O detentor do direito de organizar os jogos era, desde 2006, a ISE, empresa árabe com sede nas Ilhas Cayman. Mas, segundo pessoas envolvidas com o pagamento desses cachês, nem todo o dinheiro que saía das federações estrangeiras, direitos de imagem ou governos de outros países eram enviados ao Brasil.
Um pré-contrato obtido pelo Estado mostra que a ISE fechou um entendimento para negociar 24 jogos amistosos com a empresa Uptrend Development LLC, com sede em Nova Jersey, nos EUA. Em nome da empresa nos Estados Unidos, a assinatura é de Alexandre R. Feliu, o nome oficial de Sandro Rosell Feliu.
O endereço onde a empresa norte-americana estava registrado era composto, na realidade, apenas por salas que empresários poderiam alugar para realizar encontros e manter uma caixa postal. O depósito do dinheiro era feito em Andorra, num dos bancos onde Rosell mantinha contatos e cuja diretoria fazia parte da cúpula do Barça.

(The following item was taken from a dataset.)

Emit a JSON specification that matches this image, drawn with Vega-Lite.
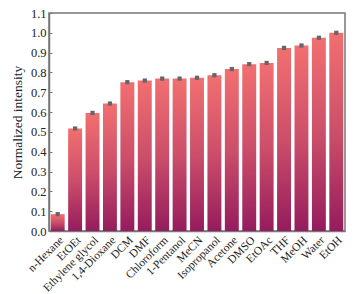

O esquema funcionava da seguinte forma: a partir de cada jogo, eram repassados para a ISE como lucros da partida cerca de US$ 1 6 milhão (cerca de R$ 5,2 milhões). Desse total, US$ 1,1 milhão (aproximadamente R$ 3,5 milhões) seguiam de volta para a CBF como pagamento pelo cachê. Mas o restante – cerca de US$ 500 mil (cerca de R$ 1,6 milhão) – não era contabilizado para a entidade. Pelo contrato obtido pelo Estado, US$ 450 mil (R$ 1,4 milhão) seriam encaminhados para contas nos EUA, em uma empresa de propriedade de Rosell.
No total, o contrato aponta que, por 24 jogos, o valor previsto para o pagamento seria de 8,3 milhões de euros (aproximadamente R$ 30 milhões) para a empresa nos EUA.